- AIM -
Write out every entry exactly as given, but omit the pictures.

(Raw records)
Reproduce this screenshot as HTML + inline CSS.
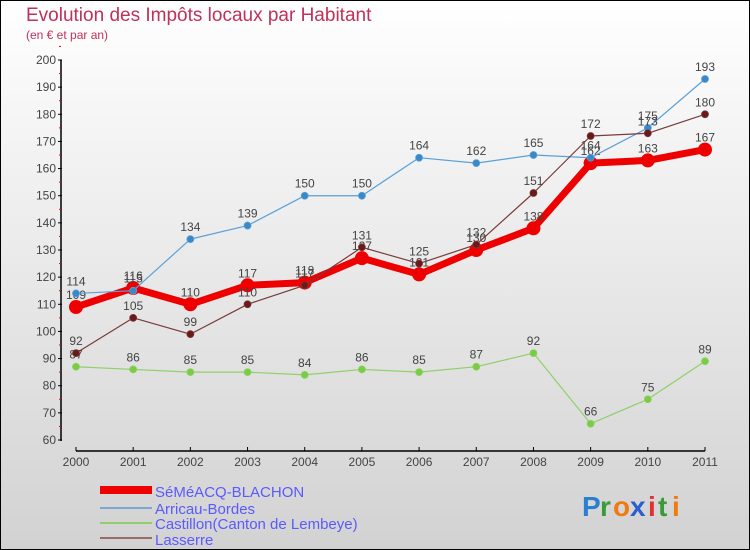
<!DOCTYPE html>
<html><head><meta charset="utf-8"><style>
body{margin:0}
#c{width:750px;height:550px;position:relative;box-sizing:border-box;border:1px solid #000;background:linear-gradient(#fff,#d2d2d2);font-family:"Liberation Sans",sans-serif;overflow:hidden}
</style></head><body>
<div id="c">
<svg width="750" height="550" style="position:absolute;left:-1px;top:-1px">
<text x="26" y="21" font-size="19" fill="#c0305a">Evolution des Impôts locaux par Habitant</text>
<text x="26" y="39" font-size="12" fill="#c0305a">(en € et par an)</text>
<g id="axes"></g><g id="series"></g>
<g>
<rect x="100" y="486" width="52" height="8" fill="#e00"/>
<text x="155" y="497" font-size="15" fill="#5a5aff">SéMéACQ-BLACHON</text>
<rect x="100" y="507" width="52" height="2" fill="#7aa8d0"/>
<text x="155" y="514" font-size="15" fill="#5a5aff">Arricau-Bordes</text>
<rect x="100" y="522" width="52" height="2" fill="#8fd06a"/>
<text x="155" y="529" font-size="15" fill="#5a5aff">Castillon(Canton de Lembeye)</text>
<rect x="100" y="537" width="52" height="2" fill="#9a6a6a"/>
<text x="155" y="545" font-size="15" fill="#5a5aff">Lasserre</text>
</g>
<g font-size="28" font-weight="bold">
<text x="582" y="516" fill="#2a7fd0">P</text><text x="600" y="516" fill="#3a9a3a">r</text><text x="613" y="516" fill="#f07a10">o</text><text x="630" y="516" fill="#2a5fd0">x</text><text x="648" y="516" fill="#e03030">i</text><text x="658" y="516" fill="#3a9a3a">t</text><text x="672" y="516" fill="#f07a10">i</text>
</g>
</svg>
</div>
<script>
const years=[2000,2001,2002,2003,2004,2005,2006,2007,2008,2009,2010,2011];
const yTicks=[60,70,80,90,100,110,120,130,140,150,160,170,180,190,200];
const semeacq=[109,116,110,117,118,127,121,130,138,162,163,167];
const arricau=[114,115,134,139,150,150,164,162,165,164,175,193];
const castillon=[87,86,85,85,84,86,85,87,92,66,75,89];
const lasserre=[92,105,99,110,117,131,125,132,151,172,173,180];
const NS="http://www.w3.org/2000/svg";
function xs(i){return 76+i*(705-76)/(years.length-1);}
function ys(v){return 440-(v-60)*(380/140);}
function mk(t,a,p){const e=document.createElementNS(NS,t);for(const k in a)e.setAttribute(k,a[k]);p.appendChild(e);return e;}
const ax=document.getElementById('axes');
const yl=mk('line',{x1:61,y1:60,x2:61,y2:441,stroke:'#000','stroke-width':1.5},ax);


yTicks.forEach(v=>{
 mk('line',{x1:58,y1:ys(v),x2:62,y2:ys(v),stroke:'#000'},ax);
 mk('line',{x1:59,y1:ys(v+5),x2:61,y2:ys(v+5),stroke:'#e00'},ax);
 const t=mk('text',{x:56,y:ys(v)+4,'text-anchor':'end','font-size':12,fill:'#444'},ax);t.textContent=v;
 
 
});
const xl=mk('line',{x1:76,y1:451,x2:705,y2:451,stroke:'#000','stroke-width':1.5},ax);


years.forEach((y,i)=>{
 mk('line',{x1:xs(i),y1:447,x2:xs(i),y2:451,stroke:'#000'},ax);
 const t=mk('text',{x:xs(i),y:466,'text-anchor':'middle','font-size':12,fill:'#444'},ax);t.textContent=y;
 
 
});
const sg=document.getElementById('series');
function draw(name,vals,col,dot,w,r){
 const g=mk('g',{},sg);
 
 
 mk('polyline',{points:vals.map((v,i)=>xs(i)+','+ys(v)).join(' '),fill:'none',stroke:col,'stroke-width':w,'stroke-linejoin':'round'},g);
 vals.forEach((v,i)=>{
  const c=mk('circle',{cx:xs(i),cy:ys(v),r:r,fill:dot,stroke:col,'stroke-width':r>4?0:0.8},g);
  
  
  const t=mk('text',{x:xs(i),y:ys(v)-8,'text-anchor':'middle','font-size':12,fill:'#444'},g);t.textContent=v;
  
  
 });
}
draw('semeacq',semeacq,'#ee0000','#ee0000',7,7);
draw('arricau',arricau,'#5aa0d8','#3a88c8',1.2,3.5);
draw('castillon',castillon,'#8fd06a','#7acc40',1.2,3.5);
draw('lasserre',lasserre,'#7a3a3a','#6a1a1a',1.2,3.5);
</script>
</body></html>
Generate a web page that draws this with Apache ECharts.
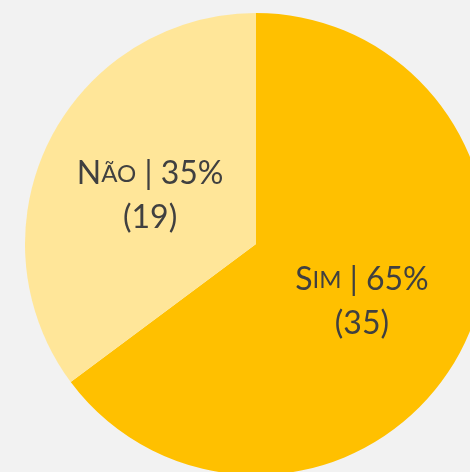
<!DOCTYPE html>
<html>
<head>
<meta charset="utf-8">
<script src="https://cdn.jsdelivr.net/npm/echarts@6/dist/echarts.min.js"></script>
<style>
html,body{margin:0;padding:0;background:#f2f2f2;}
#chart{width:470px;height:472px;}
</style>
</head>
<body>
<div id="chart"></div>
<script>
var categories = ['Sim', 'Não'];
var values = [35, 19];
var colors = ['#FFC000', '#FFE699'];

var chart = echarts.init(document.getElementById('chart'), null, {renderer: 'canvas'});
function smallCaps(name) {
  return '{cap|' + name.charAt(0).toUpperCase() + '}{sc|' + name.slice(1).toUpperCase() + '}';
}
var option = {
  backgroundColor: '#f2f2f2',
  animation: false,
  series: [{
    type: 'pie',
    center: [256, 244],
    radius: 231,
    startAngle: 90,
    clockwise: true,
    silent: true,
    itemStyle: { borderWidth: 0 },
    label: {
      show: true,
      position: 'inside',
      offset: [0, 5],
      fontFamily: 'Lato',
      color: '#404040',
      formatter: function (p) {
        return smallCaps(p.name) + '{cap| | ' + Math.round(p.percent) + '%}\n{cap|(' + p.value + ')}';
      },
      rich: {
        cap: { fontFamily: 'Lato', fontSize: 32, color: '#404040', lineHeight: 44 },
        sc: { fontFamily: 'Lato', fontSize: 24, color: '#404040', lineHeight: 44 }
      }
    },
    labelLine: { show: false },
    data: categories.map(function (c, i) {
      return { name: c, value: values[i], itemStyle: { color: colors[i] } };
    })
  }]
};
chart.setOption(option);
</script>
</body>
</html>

- OUTPUT FOR THIS TASK -
Reproduce this screenshot as HTML + inline CSS.
<!DOCTYPE html>
<html><head><meta charset="utf-8"><style>
body{margin:0}
#c{width:750px;height:550px;position:relative;box-sizing:border-box;border:1px solid #000;background:linear-gradient(#fff,#d2d2d2);font-family:"Liberation Sans",sans-serif;overflow:hidden}
</style></head><body>
<div id="c">
<svg width="750" height="550" style="position:absolute;left:-1px;top:-1px">
<text x="26" y="21" font-size="19" fill="#c0305a">Evolution des Impôts locaux par Habitant</text>
<text x="26" y="39" font-size="12" fill="#c0305a">(en € et par an)</text>
<g id="axes"></g><g id="series"></g>
<g>
<rect x="100" y="486" width="52" height="8" fill="#e00"/>
<text x="155" y="497" font-size="15" fill="#5a5aff">SéMéACQ-BLACHON</text>
<rect x="100" y="507" width="52" height="2" fill="#7aa8d0"/>
<text x="155" y="514" font-size="15" fill="#5a5aff">Arricau-Bordes</text>
<rect x="100" y="522" width="52" height="2" fill="#8fd06a"/>
<text x="155" y="529" font-size="15" fill="#5a5aff">Castillon(Canton de Lembeye)</text>
<rect x="100" y="537" width="52" height="2" fill="#9a6a6a"/>
<text x="155" y="545" font-size="15" fill="#5a5aff">Lasserre</text>
</g>
<g font-size="28" font-weight="bold">
<text x="582" y="516" fill="#2a7fd0">P</text><text x="600" y="516" fill="#3a9a3a">r</text><text x="613" y="516" fill="#f07a10">o</text><text x="630" y="516" fill="#2a5fd0">x</text><text x="648" y="516" fill="#e03030">i</text><text x="658" y="516" fill="#3a9a3a">t</text><text x="672" y="516" fill="#f07a10">i</text>
</g>
</svg>
</div>
<script>
const years=[2000,2001,2002,2003,2004,2005,2006,2007,2008,2009,2010,2011];
const yTicks=[60,70,80,90,100,110,120,130,140,150,160,170,180,190,200];
const semeacq=[109,116,110,117,118,127,121,130,138,162,163,167];
const arricau=[114,115,134,139,150,150,164,162,165,164,175,193];
const castillon=[87,86,85,85,84,86,85,87,92,66,75,89];
const lasserre=[92,105,99,110,117,131,125,132,151,172,173,180];
const NS="http://www.w3.org/2000/svg";
function xs(i){return 76+i*(705-76)/(years.length-1);}
function ys(v){return 440-(v-60)*(380/140);}
function mk(t,a,p){const e=document.createElementNS(NS,t);for(const k in a)e.setAttribute(k,a[k]);p.appendChild(e);return e;}
const ax=document.getElementById('axes');
const yl=mk('line',{x1:61,y1:60,x2:61,y2:441,stroke:'#000','stroke-width':1.5},ax);


yTicks.forEach(v=>{
 mk('line',{x1:58,y1:ys(v),x2:62,y2:ys(v),stroke:'#000'},ax);
 mk('line',{x1:59,y1:ys(v+5),x2:61,y2:ys(v+5),stroke:'#e00'},ax);
 const t=mk('text',{x:56,y:ys(v)+4,'text-anchor':'end','font-size':12,fill:'#444'},ax);t.textContent=v;
 
 
});
const xl=mk('line',{x1:76,y1:451,x2:705,y2:451,stroke:'#000','stroke-width':1.5},ax);


years.forEach((y,i)=>{
 mk('line',{x1:xs(i),y1:447,x2:xs(i),y2:451,stroke:'#000'},ax);
 const t=mk('text',{x:xs(i),y:466,'text-anchor':'middle','font-size':12,fill:'#444'},ax);t.textContent=y;
 
 
});
const sg=document.getElementById('series');
function draw(name,vals,col,dot,w,r){
 const g=mk('g',{},sg);
 
 
 mk('polyline',{points:vals.map((v,i)=>xs(i)+','+ys(v)).join(' '),fill:'none',stroke:col,'stroke-width':w,'stroke-linejoin':'round'},g);
 vals.forEach((v,i)=>{
  const c=mk('circle',{cx:xs(i),cy:ys(v),r:r,fill:dot,stroke:col,'stroke-width':r>4?0:0.8},g);
  
  
  const t=mk('text',{x:xs(i),y:ys(v)-8,'text-anchor':'middle','font-size':12,fill:'#444'},g);t.textContent=v;
  
  
 });
}
draw('semeacq',semeacq,'#ee0000','#ee0000',7,7);
draw('arricau',arricau,'#5aa0d8','#3a88c8',1.2,3.5);
draw('castillon',castillon,'#8fd06a','#7acc40',1.2,3.5);
draw('lasserre',lasserre,'#7a3a3a','#6a1a1a',1.2,3.5);
</script>
</body></html>
Generate a web page that draws this with Apache ECharts.
<!DOCTYPE html>
<html>
<head>
<meta charset="utf-8">
<script src="https://cdn.jsdelivr.net/npm/echarts@6/dist/echarts.min.js"></script>
<style>
html,body{margin:0;padding:0;background:#f2f2f2;}
#chart{width:470px;height:472px;}
</style>
</head>
<body>
<div id="chart"></div>
<script>
var categories = ['Sim', 'Não'];
var values = [35, 19];
var colors = ['#FFC000', '#FFE699'];

var chart = echarts.init(document.getElementById('chart'), null, {renderer: 'canvas'});
function smallCaps(name) {
  return '{cap|' + name.charAt(0).toUpperCase() + '}{sc|' + name.slice(1).toUpperCase() + '}';
}
var option = {
  backgroundColor: '#f2f2f2',
  animation: false,
  series: [{
    type: 'pie',
    center: [256, 244],
    radius: 231,
    startAngle: 90,
    clockwise: true,
    silent: true,
    itemStyle: { borderWidth: 0 },
    label: {
      show: true,
      position: 'inside',
      offset: [0, 5],
      fontFamily: 'Lato',
      color: '#404040',
      formatter: function (p) {
        return smallCaps(p.name) + '{cap| | ' + Math.round(p.percent) + '%}\n{cap|(' + p.value + ')}';
      },
      rich: {
        cap: { fontFamily: 'Lato', fontSize: 32, color: '#404040', lineHeight: 44 },
        sc: { fontFamily: 'Lato', fontSize: 24, color: '#404040', lineHeight: 44 }
      }
    },
    labelLine: { show: false },
    data: categories.map(function (c, i) {
      return { name: c, value: values[i], itemStyle: { color: colors[i] } };
    })
  }]
};
chart.setOption(option);
</script>
</body>
</html>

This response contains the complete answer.